**Your task**
Restate every line of the material, word for word.

**Supplied records**
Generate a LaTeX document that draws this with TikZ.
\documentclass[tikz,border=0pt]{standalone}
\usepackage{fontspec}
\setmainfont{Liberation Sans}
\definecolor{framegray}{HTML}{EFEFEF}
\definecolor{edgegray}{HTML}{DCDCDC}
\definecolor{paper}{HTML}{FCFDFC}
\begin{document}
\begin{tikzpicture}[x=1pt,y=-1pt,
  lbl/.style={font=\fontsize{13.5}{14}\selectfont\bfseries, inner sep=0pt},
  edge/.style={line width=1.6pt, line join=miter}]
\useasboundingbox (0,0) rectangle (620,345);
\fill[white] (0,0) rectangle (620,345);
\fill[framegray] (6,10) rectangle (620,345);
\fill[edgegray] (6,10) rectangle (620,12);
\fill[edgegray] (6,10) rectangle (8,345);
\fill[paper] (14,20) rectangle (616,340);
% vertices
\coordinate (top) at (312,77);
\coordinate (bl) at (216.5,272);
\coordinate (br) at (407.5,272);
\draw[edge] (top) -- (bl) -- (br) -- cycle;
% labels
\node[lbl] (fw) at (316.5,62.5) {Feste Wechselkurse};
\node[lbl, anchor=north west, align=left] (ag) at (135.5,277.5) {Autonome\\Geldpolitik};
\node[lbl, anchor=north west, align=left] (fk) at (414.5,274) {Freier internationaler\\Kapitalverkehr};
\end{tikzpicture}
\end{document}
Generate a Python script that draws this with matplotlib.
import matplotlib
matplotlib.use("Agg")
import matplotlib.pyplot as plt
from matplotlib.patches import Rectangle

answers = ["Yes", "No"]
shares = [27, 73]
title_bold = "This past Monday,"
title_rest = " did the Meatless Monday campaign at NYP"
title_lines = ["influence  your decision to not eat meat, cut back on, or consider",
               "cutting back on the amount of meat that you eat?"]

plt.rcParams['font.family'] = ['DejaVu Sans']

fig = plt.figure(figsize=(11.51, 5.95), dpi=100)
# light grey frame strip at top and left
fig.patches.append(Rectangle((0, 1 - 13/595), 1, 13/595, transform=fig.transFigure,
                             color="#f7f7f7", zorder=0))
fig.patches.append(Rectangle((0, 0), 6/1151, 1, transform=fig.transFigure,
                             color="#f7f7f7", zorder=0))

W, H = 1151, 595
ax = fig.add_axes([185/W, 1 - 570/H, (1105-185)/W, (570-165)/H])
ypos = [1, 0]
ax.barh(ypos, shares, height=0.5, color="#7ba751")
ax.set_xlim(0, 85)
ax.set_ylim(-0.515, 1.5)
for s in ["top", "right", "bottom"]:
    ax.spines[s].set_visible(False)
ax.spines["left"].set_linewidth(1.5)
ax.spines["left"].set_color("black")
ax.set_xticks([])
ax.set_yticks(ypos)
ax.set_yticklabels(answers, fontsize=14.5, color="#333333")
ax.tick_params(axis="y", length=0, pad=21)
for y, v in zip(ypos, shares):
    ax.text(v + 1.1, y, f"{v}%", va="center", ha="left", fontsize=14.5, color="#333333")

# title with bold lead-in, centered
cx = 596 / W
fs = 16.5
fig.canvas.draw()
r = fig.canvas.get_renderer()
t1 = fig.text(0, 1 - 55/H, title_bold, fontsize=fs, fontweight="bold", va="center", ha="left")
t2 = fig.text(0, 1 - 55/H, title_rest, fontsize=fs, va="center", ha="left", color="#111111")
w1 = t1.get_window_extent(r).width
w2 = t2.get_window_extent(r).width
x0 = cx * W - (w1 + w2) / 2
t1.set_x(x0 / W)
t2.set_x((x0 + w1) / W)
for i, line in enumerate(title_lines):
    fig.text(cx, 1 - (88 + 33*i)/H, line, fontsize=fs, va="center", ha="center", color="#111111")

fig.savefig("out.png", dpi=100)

**Exercise response**
Generate a LaTeX document that draws this with TikZ.
\documentclass[tikz,border=0pt]{standalone}
\usepackage{fontspec}
\setmainfont{Liberation Sans}
\definecolor{framegray}{HTML}{EFEFEF}
\definecolor{edgegray}{HTML}{DCDCDC}
\definecolor{paper}{HTML}{FCFDFC}
\begin{document}
\begin{tikzpicture}[x=1pt,y=-1pt,
  lbl/.style={font=\fontsize{13.5}{14}\selectfont\bfseries, inner sep=0pt},
  edge/.style={line width=1.6pt, line join=miter}]
\useasboundingbox (0,0) rectangle (620,345);
\fill[white] (0,0) rectangle (620,345);
\fill[framegray] (6,10) rectangle (620,345);
\fill[edgegray] (6,10) rectangle (620,12);
\fill[edgegray] (6,10) rectangle (8,345);
\fill[paper] (14,20) rectangle (616,340);
% vertices
\coordinate (top) at (312,77);
\coordinate (bl) at (216.5,272);
\coordinate (br) at (407.5,272);
\draw[edge] (top) -- (bl) -- (br) -- cycle;
% labels
\node[lbl] (fw) at (316.5,62.5) {Feste Wechselkurse};
\node[lbl, anchor=north west, align=left] (ag) at (135.5,277.5) {Autonome\\Geldpolitik};
\node[lbl, anchor=north west, align=left] (fk) at (414.5,274) {Freier internationaler\\Kapitalverkehr};
\end{tikzpicture}
\end{document}
Generate a Python script that draws this with matplotlib.
import matplotlib
matplotlib.use("Agg")
import matplotlib.pyplot as plt
from matplotlib.patches import Rectangle

answers = ["Yes", "No"]
shares = [27, 73]
title_bold = "This past Monday,"
title_rest = " did the Meatless Monday campaign at NYP"
title_lines = ["influence  your decision to not eat meat, cut back on, or consider",
               "cutting back on the amount of meat that you eat?"]

plt.rcParams['font.family'] = ['DejaVu Sans']

fig = plt.figure(figsize=(11.51, 5.95), dpi=100)
# light grey frame strip at top and left
fig.patches.append(Rectangle((0, 1 - 13/595), 1, 13/595, transform=fig.transFigure,
                             color="#f7f7f7", zorder=0))
fig.patches.append(Rectangle((0, 0), 6/1151, 1, transform=fig.transFigure,
                             color="#f7f7f7", zorder=0))

W, H = 1151, 595
ax = fig.add_axes([185/W, 1 - 570/H, (1105-185)/W, (570-165)/H])
ypos = [1, 0]
ax.barh(ypos, shares, height=0.5, color="#7ba751")
ax.set_xlim(0, 85)
ax.set_ylim(-0.515, 1.5)
for s in ["top", "right", "bottom"]:
    ax.spines[s].set_visible(False)
ax.spines["left"].set_linewidth(1.5)
ax.spines["left"].set_color("black")
ax.set_xticks([])
ax.set_yticks(ypos)
ax.set_yticklabels(answers, fontsize=14.5, color="#333333")
ax.tick_params(axis="y", length=0, pad=21)
for y, v in zip(ypos, shares):
    ax.text(v + 1.1, y, f"{v}%", va="center", ha="left", fontsize=14.5, color="#333333")

# title with bold lead-in, centered
cx = 596 / W
fs = 16.5
fig.canvas.draw()
r = fig.canvas.get_renderer()
t1 = fig.text(0, 1 - 55/H, title_bold, fontsize=fs, fontweight="bold", va="center", ha="left")
t2 = fig.text(0, 1 - 55/H, title_rest, fontsize=fs, va="center", ha="left", color="#111111")
w1 = t1.get_window_extent(r).width
w2 = t2.get_window_extent(r).width
x0 = cx * W - (w1 + w2) / 2
t1.set_x(x0 / W)
t2.set_x((x0 + w1) / W)
for i, line in enumerate(title_lines):
    fig.text(cx, 1 - (88 + 33*i)/H, line, fontsize=fs, va="center", ha="center", color="#111111")

fig.savefig("out.png", dpi=100)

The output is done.